Thursday, May 22, 2008
On this day:

Thoughts on tonight's beauty contest...and a couple of endorsements

Well, that was a lot of fun. When the moderator announced about halfway through the debate that the next round of questions would be a "lightning round," I had to laugh. The whole darn thing was pretty much one lightning round after another.

Still, I thought it was a decent forum. There were tons of questions covering a broad range of issues, and the candidates answered them as well as could be expected. Sure, it was a beauty contest, but that's not all bad. We now have a better picture of who can think on their feet, who can deliver a coherent message in front of a camera, and who will best represent the views of their constituents.

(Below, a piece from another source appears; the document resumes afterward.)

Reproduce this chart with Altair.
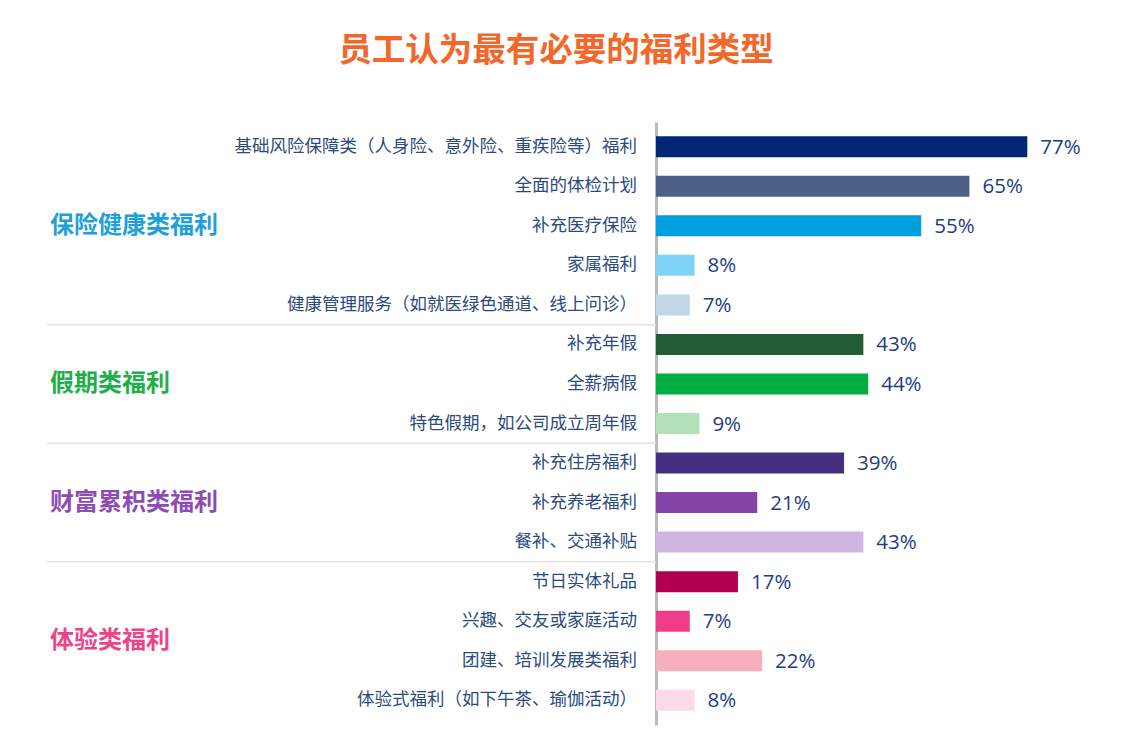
import altair as alt
import pandas as pd

# ---- data ----
groups = ["保险健康类福利", "假期类福利", "财富累积类福利", "体验类福利"]
group_sizes = [5, 3, 3, 4]
group_colors = ["#1EA0DA", "#1DAF48", "#8C4CB3", "#EE4389"]

items = [
    "基础风险保障类（人身险、意外险、重疾险等）福利",
    "全面的体检计划",
    "补充医疗保险",
    "家属福利",
    "健康管理服务（如就医绿色通道、线上问诊）",
    "补充年假",
    "全薪病假",
    "特色假期，如公司成立周年假",
    "补充住房福利",
    "补充养老福利",
    "餐补、交通补贴",
    "节日实体礼品",
    "兴趣、交友或家庭活动",
    "团建、培训发展类福利",
    "体验式福利（如下午茶、瑜伽活动）",
]
values = [77, 65, 55, 8, 7, 43, 44, 9, 39, 21, 43, 17, 7, 22, 8]
bar_colors = [
    "#002776", "#4D6086", "#009FE0", "#7DD4F8", "#C1D6E6",
    "#225C36", "#00AD40", "#B1E0B9",
    "#452E80", "#8545A8", "#D0B5E1",
    "#B30050", "#EF3B8A", "#F7AFBF", "#FDDAE8",
]

# ---- tables ----
df = pd.DataFrame({
    "item": items,
    "value": values,
    "idx": list(range(len(items))),
})
df["label"] = df["value"].astype(str) + "%"

grp_rows = []
sep_rows = []
start = 0
for g, n, c in zip(groups, group_sizes, group_colors):
    grp_rows.append({"group": g, "mid": start + (n - 1) / 2.0, "color": c})
    if start > 0:
        sep_rows.append({"pos": start - 0.5})
    start += n
gdf = pd.DataFrame(grp_rows)
sdf = pd.DataFrame(sep_rows)

W, H = 434, 603
yscale = alt.Scale(domain=[-0.5, len(items) - 0.5], reverse=True, nice=False, zero=False)
xscale = alt.Scale(domain=[0, 90], nice=False)

CJK = "Noto Sans CJK SC"

base = alt.Chart(df)

bars = base.mark_bar(orient="horizontal", size=21).encode(
    x=alt.X("value:Q", scale=xscale, axis=None),
    y=alt.Y("idx:Q", scale=yscale,
            axis=alt.Axis(labels=False, ticks=False, grid=False, title=None,
                          domain=True, domainColor="#B4BAC2", domainWidth=3)),
    color=alt.Color("item:N", scale=alt.Scale(domain=items, range=bar_colors), legend=None),
)

vals = base.mark_text(align="left", baseline="middle", dx=13, dy=1,
                      font="Open Sans", fontSize=20.5, color="#1F3C86").encode(
    x=alt.X("value:Q", scale=xscale),
    y=alt.Y("idx:Q", scale=yscale),
    text="label:N",
)

cats = base.mark_text(align="right", baseline="middle", dx=-19,
                      font=CJK, fontSize=17.5, color="#2C4A7E").encode(
    x=alt.datum(0, scale=xscale),
    y=alt.Y("idx:Q", scale=yscale),
    text="item:N",
)

glabels = alt.Chart(gdf).mark_text(align="left", baseline="middle", dy=0,
                                   font=CJK, fontSize=24, fontWeight="bold").encode(
    x=alt.value(-606),
    y=alt.Y("mid:Q", scale=yscale),
    text="group:N",
    color=alt.Color("color:N", scale=None),
)

seps = alt.Chart(sdf).mark_rule(color="#E2E2E2", strokeWidth=1.5).encode(
    x=alt.value(-609),
    x2=alt.value(0),
    y=alt.Y("pos:Q", scale=yscale),
)

chart = alt.layer(seps, bars, vals, cats, glabels).properties(
    width=W,
    height=H,
    autosize=alt.AutoSizeParams(type="none"),
    padding={"left": 648, "top": 114, "right": 20, "bottom": 10},
    title=alt.TitleParams(
        "员工认为最有必要的福利类型",
        font=CJK, fontSize=33.5, fontWeight="bold", color="#F4672A",
        anchor="middle", frame="bounds", offset=54, dx=-12,
    ),
).configure(
    background="white",
    view=alt.ViewConfig(stroke="transparent", strokeWidth=0),
)

chart.save("out.html", embed_options={"renderer": "svg", "actions": False})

Here are a few thoughts on each candidate, starting with the two Democrats:

Parker Griffith: Griffith will undoubtedly be the Democratic nominee. He is poised, likeable, and - unlike his opponent - kempt. If voters want another Bud Cramer, Griffith is their man. He's a fence-straddler on the war and evasive on just about everything else, but conservative enough on social issues to win support from a significant number of Republicans in the case that his Republican challenger fails to run a credible campaign.

David Maker: I half expected Dr. Maker (who needed to shave and tighten his tie) to look up at the camera and say, "Sorry, dudes, but I really need a toke."

Cheryl Baswell Guthrie: I thought she gave the best answer of any of the candidates on individual retirement accounts within Social Security. I also liked what she had to say about consumer-driven health care. Her big problem was that she often seemed to have a tough time putting her words into coherent sentences. On the abortion question, I swear I thought I heard her say, "Pro-life begins at the life of conception." Somebody watch it again and let me know.

Mark Huff: Unremarkable.

Ray McKee: Believes that the fair tax is the solution to all of our problems, except when he doesn't know what the problems are. Not Congressional material.

Angelo Mancuso: If he really meant to endorse civil unions for same-sex couples (which he called "legal unions") , then he definitely stood out from the crowd on that one. In a Republican primary, I'm not sure that'll be a good thing.

Wayne Parker: Parker seemed a little nervous, but with the possible exception of George Barry, he was the most impressive of the Republicans. I think he's still the candidate to beat.

George Barry: Barry was by far the best speaker on the Republican side, and his answers to tonight's questions were probably more to my taste than those of any of his fellow candidates. It's just too bad that he's also a die-hard protectionist and a North American Union conspiracy theorist.

Now, a few random thoughts and observations, in no particular order:

Someone should alert Andrew Sullivan, who seems to believe that all Southerners are "Christianist" bigots, that with the exception of Guthrie, every single candidate - Democrat and Republican - expressly said that they were opposed to the Federal Marriage Amendment and that the issue of same-sex marriage should be decided by the states. (If I remember correctly, Guthrie didn't actually endorse the FMA, but she didn't say she was opposed to it either.) Wayne Parker added that the federal government might need to get involved if at some point states are forced to recognize same-sex marriages performed in other states.

Thankfully, every single candidate - Democrat and Republican - also said that they were pro-life. (Although Maker added a few significant qualifications to that.)

Every candidate said that No Child Left Behind should be repealed. Parker Griffith qualified that by saying it should either be fully funded (by the federal government, I assume) or else repealed.

With six candidates in the race, no Republican is likely to gain a majority in the June 3 primary. That means that there will be a runoff. My prediction is that come November, it'll be Parker Griffith vs. Wayne Parker.

My eagerly-anticipated endorsement goes to Wayne Parker in the Republican primary and Parker Griffith in the Democratic primary.